Auditing Your Strategy for Revenue Impact
To maintain a focus on business value, perform a quarterly audit of your ranking keywords. Use a tool like Keyword Position Tool to track not just where you rank, but how those rankings correlate with your conversion data. If you see a keyword's position improving but your demo requests or sales remaining stagnant, that keyword is a vanity metric. Shift your resources toward the terms that show a direct correlation between ranking increases and revenue growth. Successful SEO isn't about being found by everyone; it's about being found by the right person at the exact moment they are ready to open their wallet.
Frequently Asked Questions
Should I ignore all high-volume informational keywords?
No, but they should be lower on your priority list. Informational keywords are useful for building topical authority and filling your retargeting funnels, but they rarely provide an immediate return on investment. Use them to support your high-intent pages rather than making them the centerpiece of your strategy.
How do I convince stakeholders to ignore vanity metrics?
Show them the math. Present a report that compares a high-volume, low-intent keyword against a low-volume, high-intent keyword. Use the Expected Value formula to demonstrate how 500 targeted visitors can generate more revenue than 5,000 random visitors. Stakeholders care about profit, not traffic graphs.
What is the best way to track the success of value-based SEO?
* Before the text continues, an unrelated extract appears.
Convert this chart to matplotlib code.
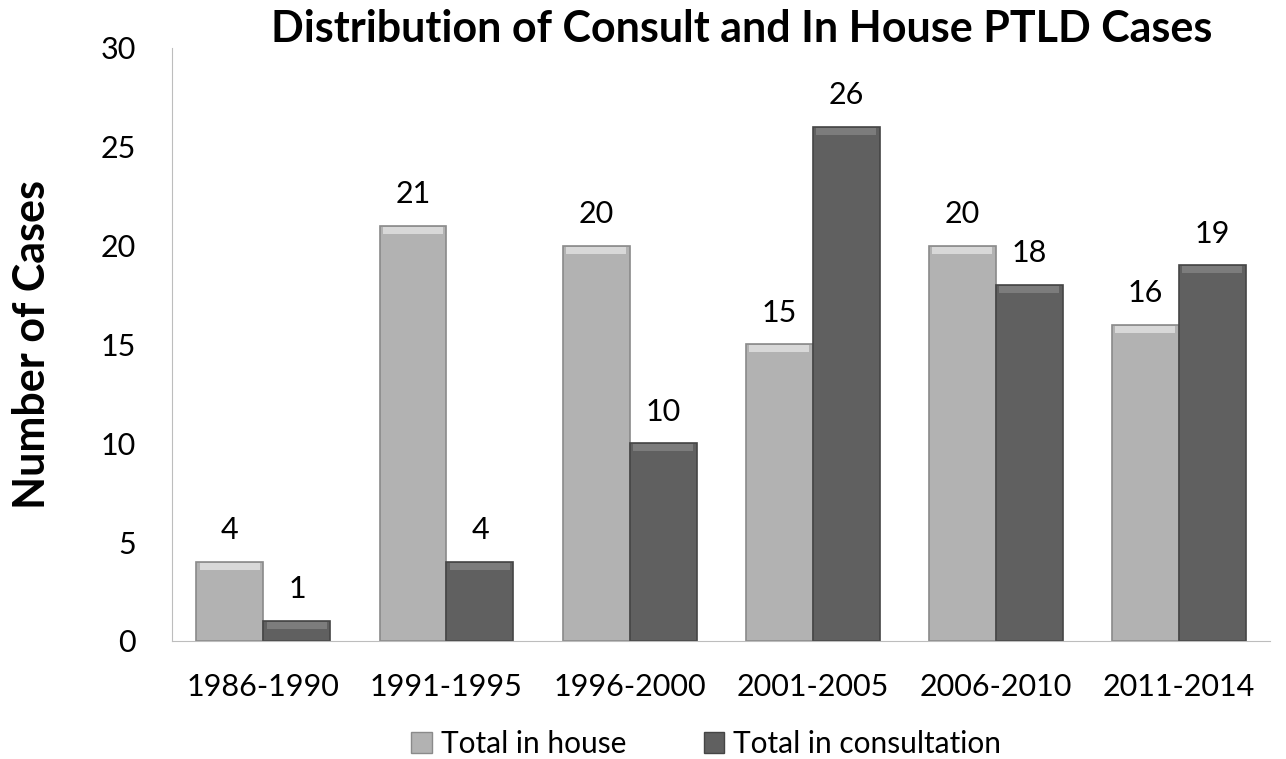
import matplotlib.pyplot as plt
import numpy as np
from matplotlib.patches import Patch

periods = ["1986-1990", "1991-1995", "1996-2000", "2001-2005", "2006-2010", "2011-2014"]
in_house = [4, 21, 20, 15, 20, 16]
consultation = [1, 4, 10, 26, 18, 19]

plt.rcParams["font.family"] = ["Lato", "DejaVu Sans"]

fig = plt.figure(figsize=(12.86, 7.59), dpi=100)
ax = fig.add_axes([0.1337, 0.1555, 0.854, 0.7813])

x = np.arange(len(periods))
w = 0.366
light, dark = "#b2b2b2", "#606060"

for vals, off, col, top in [(in_house, -w / 2, light, "#d8d8d8"),
                            (consultation, w / 2, dark, "#7c7c7c")]:
    ax.bar(x + off, vals, w, color=col, edgecolor="#8a8a8a" if col == light else "#454545",
           linewidth=1.2, zorder=2)
    # bevel highlight along the top
    ax.bar(x + off, [0.35] * len(vals), w * 0.9, bottom=np.array(vals) - 0.4,
           color=top, linewidth=0, zorder=3)
    for xi, v in zip(x + off, vals):
        ax.text(xi, v + 0.9, str(v), ha="center", va="bottom", fontsize=22)

ax.set_xlim(-0.5, len(periods) - 0.5)
ax.set_ylim(0, 30)
ax.set_yticks(range(0, 31, 5))
ax.set_xticks(x)
ax.set_xticklabels(periods)
ax.tick_params(axis="both", length=0, labelsize=22)
ax.tick_params(axis="x", pad=23)
ax.tick_params(axis="y", pad=26)
for s in ["top", "right"]:
    ax.spines[s].set_visible(False)
for s in ["left", "bottom"]:
    ax.spines[s].set_color("#bdbdbd")

ax.set_ylabel("Number of Cases", fontsize=31, fontweight="bold", labelpad=35)
fig.text(0.577, 0.962, "Distribution of Consult and In House PTLD Cases",
         ha="center", va="center", fontsize=31, fontweight="bold")

handles = [Patch(facecolor=light, edgecolor="#8a8a8a", label="Total in house"),
           Patch(facecolor=dark, edgecolor="#454545", label="Total in consultation")]
fig.legend(handles=handles, loc="center", bbox_to_anchor=(0.549, 0.02), ncol=2,
           frameon=False, fontsize=21.5, handlelength=0.7, handleheight=0.7,
           handletextpad=0.3, columnspacing=2.6)

fig.savefig("out.png", dpi=100)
Integrate your rank tracking with your CRM or Google Analytics 4 (GA4). Track "Assisted Conversions" and "Conversion Value" for specific landing pages. If a page ranks #1 for a high-value term but has a high bounce rate and zero conversions, the content likely isn't meeting the searcher's commercial intent.
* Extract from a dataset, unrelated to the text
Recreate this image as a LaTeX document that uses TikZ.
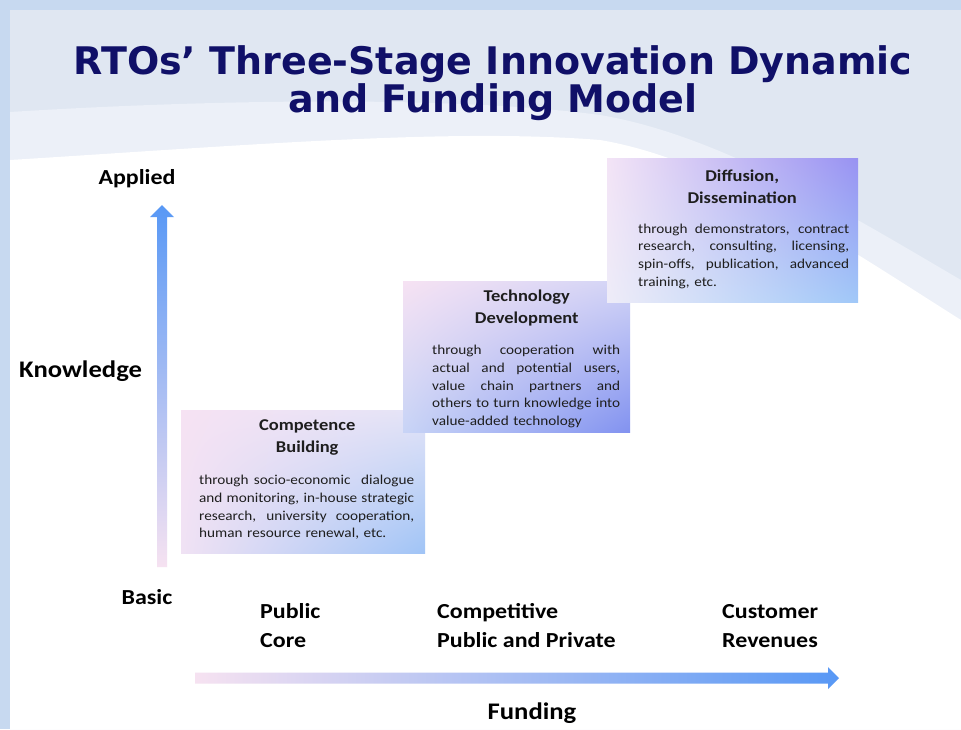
\documentclass[tikz,border=0pt]{standalone}
\usepackage{fontspec}
\setmainfont{Carlito}[FakeStretch=1.12]
\newfontfamily\titlefont{DejaVu Sans}
\usetikzlibrary{positioning}
\usetikzlibrary{calc}
\usetikzlibrary{shadings}
\definecolor{frame blue}{RGB}{199,217,240}
\definecolor{sky grey}{RGB}{224,231,242}
\definecolor{sky light}{RGB}{236,240,248}
\definecolor{title navy}{RGB}{16,16,104}
\definecolor{axis blue}{RGB}{88,152,245}
\definecolor{axis mid}{RGB}{150,194,246}
\definecolor{axis pink}{RGB}{246,226,241}
\definecolor{stage ink}{RGB}{30,30,30}
% corner colours of the three stage panels
\definecolor{one ul}{RGB}{246,226,243}
\definecolor{one ur}{RGB}{228,228,247}
\definecolor{one ll}{RGB}{240,226,244}
\definecolor{one lr}{RGB}{160,196,246}
\definecolor{two ul}{RGB}{246,226,243}
\definecolor{two ur}{RGB}{210,212,246}
\definecolor{two ll}{RGB}{200,212,246}
\definecolor{two lr}{RGB}{130,146,240}
\definecolor{three ul}{RGB}{243,228,246}
\definecolor{three ur}{RGB}{152,146,242}
\definecolor{three ll}{RGB}{238,236,248}
\definecolor{three lr}{RGB}{160,200,248}
% one justified line of a stage description
\newlength{\stagewidth}
\newcommand{\stageline}[1]{{\spaceskip=0pt\xspaceskip=0pt%
    \makebox[\stagewidth][s]{#1}}}
\tikzset{
    % Shaded panel of one stage, colours given corner by corner
    stage box/.style n args={4}{
        upper left=#1, upper right=#2, lower left=#3, lower right=#4,
        inner sep=0pt, anchor=north west},
%
    % Bold two line heading of a stage
    stage title/.style={
        font=\fontsize{16.5}{22}\selectfont\bfseries, align=center,
        text=stage ink, inner sep=0pt},
%
    % Description under the heading, lines set by hand
    stage text/.style={
        font=\fontsize{13.6}{17.7}\selectfont, align=left,
        text width=\stagewidth, text=stage ink, inner sep=0pt},
%
    % Ticks along the axes
    axis label/.style={font=\fontsize{21.4}{29}\selectfont\bfseries,
        align=left, inner sep=0pt},
    % Names of the two axes
    axis name/.style={font=\fontsize{23.8}{29}\selectfont\bfseries,
        inner sep=0pt}}

\begin{document}
\begin{tikzpicture}[x=1pt, y=-1pt]
\useasboundingbox (0,0) rectangle (961,729);

% Slide background with its swoosh
\fill [frame blue] (0,0) rectangle (961,729);
\fill [sky grey] (10,10) rectangle (961,729);
\fill [sky light] (10,112) .. controls (200,100) and (450,95) .. (600,115)
    .. controls (720,135) and (850,215) .. (961,280)
    -- (961,729) -- (10,729) -- cycle;
\fill [white] (10,160) .. controls (250,145) and (450,128) .. (600,140)
    .. controls (720,160) and (850,250) .. (961,320)
    -- (961,729) -- (10,729) -- cycle;

\node [font=\titlefont\bfseries\fontsize{38}{35}\selectfont, text=title navy,
    align=center, inner sep=0pt]
    (title) at (493,83) {RTOs’ Three-Stage Innovation Dynamic\\and Funding Model};

% Stage 1
\node [stage box={one ul}{one ur}{one ll}{one lr},
    minimum width=244pt, minimum height=143pt] (competence) at (181,410) {};
\node [stage title] (competence title) at ($(competence.north)+(4,27)$)
    {Competence\\Building};
\setlength{\stagewidth}{215pt}
\node [stage text] (competence text)
    at ($(competence.north)+(3.5,97.5)$)
    {\stageline{through socio-economic\ \ dialogue}\\
     \stageline{and monitoring, in-house strategic}\\
     \stageline{research, university cooperation,}\\
     human resource renewal, etc.};

% Stage 2
\node [stage box={two ul}{two ur}{two ll}{two lr},
    minimum width=227pt, minimum height=151pt] (technology) at (403,281) {};
\node [stage title] (technology title) at ($(technology.north)+(10,27)$)
    {Technology\\Development};
\setlength{\stagewidth}{188pt}
\node [stage text] (technology text)
    at ($(technology.north)+(9.5,105.5)$)
    {\stageline{through cooperation with}\\
     \stageline{actual and potential users,}\\
     \stageline{value chain partners and}\\
     \stageline{others to turn knowledge into}\\
     value-added technology};

% Stage 3
\node [stage box={three ul}{three ur}{three ll}{three lr},
    minimum width=251pt, minimum height=144pt] (diffusion) at (607,158) {};
\node [stage title] (diffusion title) at ($(diffusion.north)+(9.5,29)$)
    {Diffusion,\\Dissemination};
\setlength{\stagewidth}{211pt}
\node [stage text] (diffusion text)
    at ($(diffusion.north)+(11,98)$)
    {\stageline{through demonstrators, contract}\\
     \stageline{research, consulting, licensing,}\\
     \stageline{spin-offs, publication, advanced}\\
     training, etc.};

% Knowledge axis
\coordinate (knowledge foot) at (162,567);
\coordinate (knowledge tip) at (162,205);
\shade [bottom color=axis pink, middle color=axis mid, top color=axis blue]
    ($(knowledge foot)+(-5,0)$) -- ($(knowledge tip)+(-5,12)$)
    -- ($(knowledge tip)+(-12,12)$) -- (knowledge tip)
    -- ($(knowledge tip)+(12,12)$) -- ($(knowledge tip)+(5,12)$)
    -- ($(knowledge foot)+(5,0)$) -- cycle;
\node [axis label] (applied) at (137,179) {Applied};
\node [axis label] (basic) at (147,597) {Basic};
\node [axis name, anchor=west] (knowledge) at (19,371) {Knowledge};

% Funding axis
\coordinate (funding foot) at (195,678);
\coordinate (funding tip) at (839,678);
\shade [left color=axis pink, middle color=axis mid, right color=axis blue]
    ($(funding foot)+(0,-5.5)$) -- ($(funding tip)+(-11,-5.5)$)
    -- ($(funding tip)+(-11,-11)$) -- (funding tip)
    -- ($(funding tip)+(-11,11)$) -- ($(funding tip)+(-11,5.5)$)
    -- ($(funding foot)+(0,5.5)$) -- cycle;
\node [axis label, anchor=west] (public core) at (260,626) {Public\\Core};
\node [axis label, anchor=west] (competitive) at (437,626)
    {Competitive\\Public and Private};
\node [axis label, anchor=west] (customer) at (722,626) {Customer\\Revenues};
\node [axis name] (funding) at (532,713) {Funding};

\end{tikzpicture}
\end{document}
Does a high CPC always mean a keyword is worth targeting?
Usually, but not always. A high CPC indicates that the traffic is valuable, but it also means the organic competition will be fierce. You must weigh the cost of the SEO resources required to rank against the cost of simply buying that traffic through PPC. If the SEO "break-even" point is three years away, you might be better off focusing elsewhere.